Penyair Fikar W. Eda (kiri) dan Devie Matahari (tengah) bersama Merwan Yusuf (kanan) dalam acara Halabihalal Masyarakat Aceh di Cobubur, Jakarta.Â

 

Kembali ke pameran itu, Merwan bercerita, persiapan pameran itu tidak mudah. Merwan Yusuf masih ingat dengan jelas saat harus mencari bingkai untuk lukisan yang akan dipamerkan. Ia pergi ke toko bingkai di Jalan Mohd Jam, Banda Aceh, lalu membawa lukisan yang sudah dibingkai dengan berjalan kaki menuju Museum Tsunami yang letaknya tidak terlalu jauh, meskipun cukup melelahkan melintasi Blang Padang.

Pameran itu menghadirkan karya-karya seniman Aceh seperti Round Kelana, Syahirman, Mahdi Abdullah, Said Akram, dan lain-lain. Kerjanya tak sia-sia. Semua lukisan yang dipamerkan bertema peristiwa tsunami itu terjual dengan harga Rp10 juta hingga Rp25 juta per lukisan. Salah satu yang membeli lukisan di pameran itu adalah Muhammad Nazar.

Nazar memilih lukisan abstrak yang mendokumentasikan peristiwa tsunami 26 Desember 2004  karya Said Akram. Karya yang dibuat pada 2007 berukuran 245×145 cm itu menggambarkan ombak tsunami  dan matahari gelap yang seakan-akan menangis akibat dahsyatnya musibah itu. “Saya tertarik dengan lukisan itu, karena saya suka aliran abstrak,” kata Nazar kala itu.

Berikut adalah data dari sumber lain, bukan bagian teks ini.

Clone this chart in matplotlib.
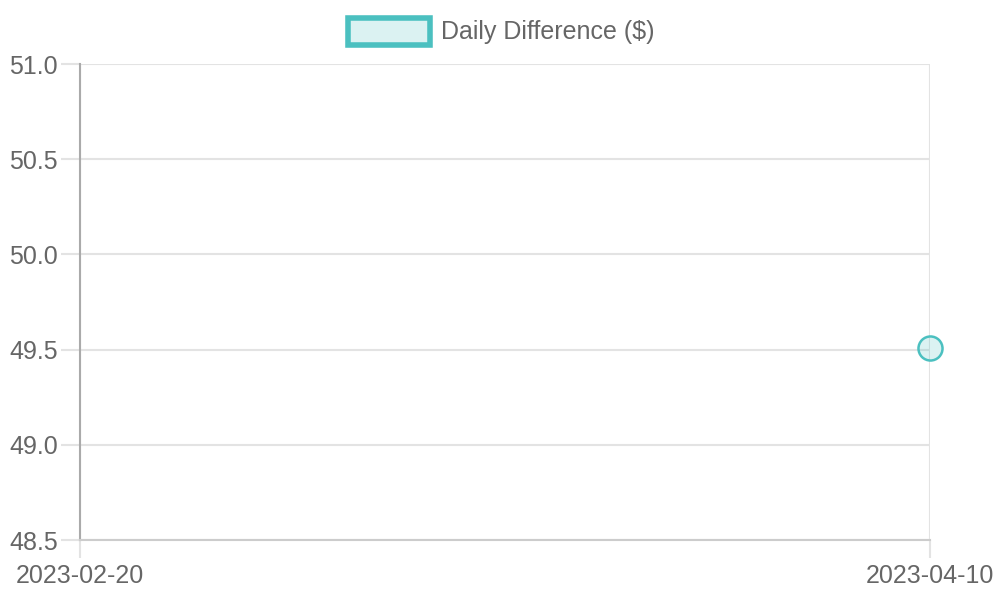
import matplotlib.pyplot as plt
from matplotlib.patches import Rectangle
import numpy as np

plt.rcParams['font.family'] = ['Liberation Sans', 'DejaVu Sans']

dates = ['2023-02-20', '2023-04-10']
daily_diff = [np.nan, 49.51]
y_ticks = [48.5, 49.0, 49.5, 50.0, 50.5, 51.0]
series_name = 'Daily Difference ($)'

TEAL = '#4bc0c0'
FILL = (75/255, 192/255, 192/255, 0.2)
GRID = '#e3e3e3'
TEXT = '#666666'

fig = plt.figure(figsize=(10, 6), dpi=100)
ax = fig.add_axes([0.08, 0.1, 0.85, 0.7933])

x = np.arange(len(dates))
ax.plot(x, daily_diff, color=TEAL, lw=3)
ax.scatter(x, daily_diff, s=300, facecolor=FILL, edgecolor=TEAL, linewidth=1.8, zorder=5, clip_on=False)

ax.set_xlim(0, len(dates) - 1)
ax.set_ylim(y_ticks[0], y_ticks[-1])
ax.set_xticks(x)
ax.set_xticklabels(dates)
ax.set_yticks(y_ticks)
ax.set_yticklabels(['%.1f' % v for v in y_ticks])

ax.grid(True, color=GRID, lw=1.5)
ax.tick_params(axis='both', colors=GRID, labelcolor=TEXT, labelsize=18, width=1.5)
ax.tick_params(axis='y', length=14, pad=2)
ax.tick_params(axis='x', length=13, pad=4)

for s in ['top', 'right']:
    ax.spines[s].set_visible(False)
ax.spines['left'].set_color('#aaaaaa')
ax.spines['left'].set_linewidth(1.5)
ax.spines['bottom'].set_color('#cccccc')
ax.spines['bottom'].set_linewidth(1.5)

# legend box at top
fig.patches.append(Rectangle((348/1000, 1 - 45/600), 82/1000, 27/600, transform=fig.transFigure,
                             facecolor=FILL, edgecolor=TEAL, linewidth=4, figure=fig))
fig.text(441/1000, 1 - 32/600, series_name, color=TEXT, fontsize=18, va='center', ha='left')

fig.savefig('out.png', dpi=100)
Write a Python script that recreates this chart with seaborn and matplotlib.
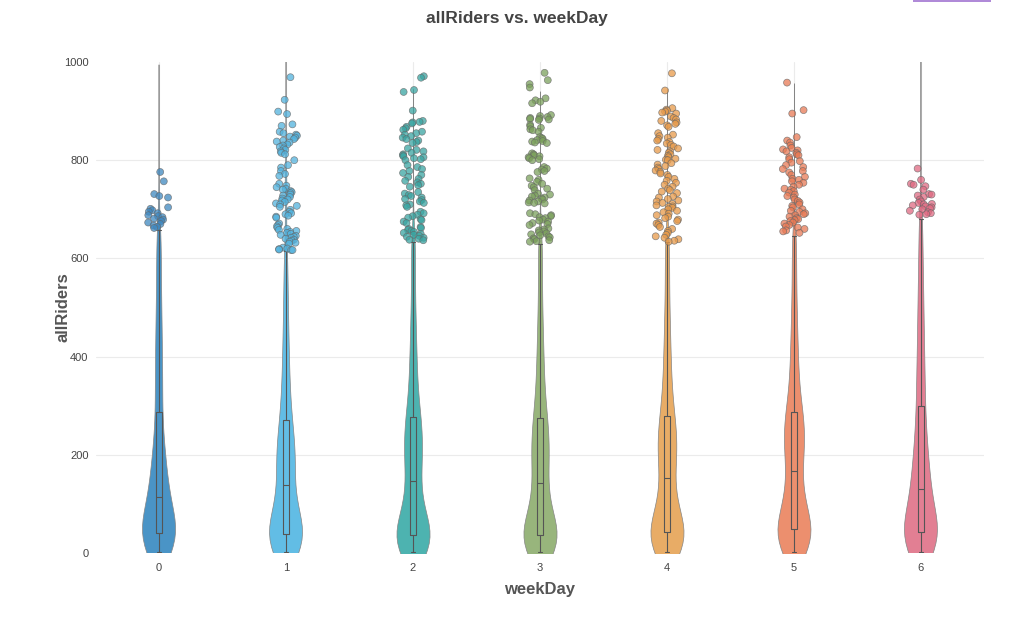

Pembeli lain lukisan-lukisan itu adalah para pejabat Pemerintah Aceh dan Kota Banda Aceh. Namun setelah dibeli, semua lukisan tersebut dihibahkan kepada Museum Tsunami. Namun, setelah itu, Merwan Yusug tidak tahu lagi bagaimana kabar lukisan-lukisan tersebut. Pernah beberapa lukisan dipajang di ruang kantor museum, namun kini tidak tahu lagi keberadaannya.

Namun dalam percakapan terbaru antara Muhamad Ihwan, Kepala Balai Arsip Statis dan Tsunami (BAST) Arsip Nasional Republik Indonesia (ANRI) Aceh, dengan Kepala Museum Tsunami Aceh, dikonfirmasi bahwa semua lukisan kini telah dipajang kembali di ruangan lantai 2 samping aula. “Kondisinya semakin baik dengan bingkai kaca,” jelas Kepala Museum Tsunami kepada Muhammad Ihwan. “Alhamdulillah, sebab itu sangat bersejarah,” kata Merwan Yusuf mendengar informasi terbaru itu.

Ia mengatakan sejarah penting pameran dan lelang lukisan yang tidak hanya menjadi bagian dari upaya pemulihan pasca-tsunami, tetapi juga menjadi catatan bersejarah dalam dunia seni rupa Indonesia. “Dengan kabar terbaru dari Kepala Museum Tsunami, kami merasa lega dan bahagia mengetahui bahwa karya-karya tersebut sekarang dipajang rapi dan terlindungi dengan baik. Semoga karya-karya ini terus dihargai dan dijaga dengan baik untuk generasi mendatang,” kata Merwan Yusuf.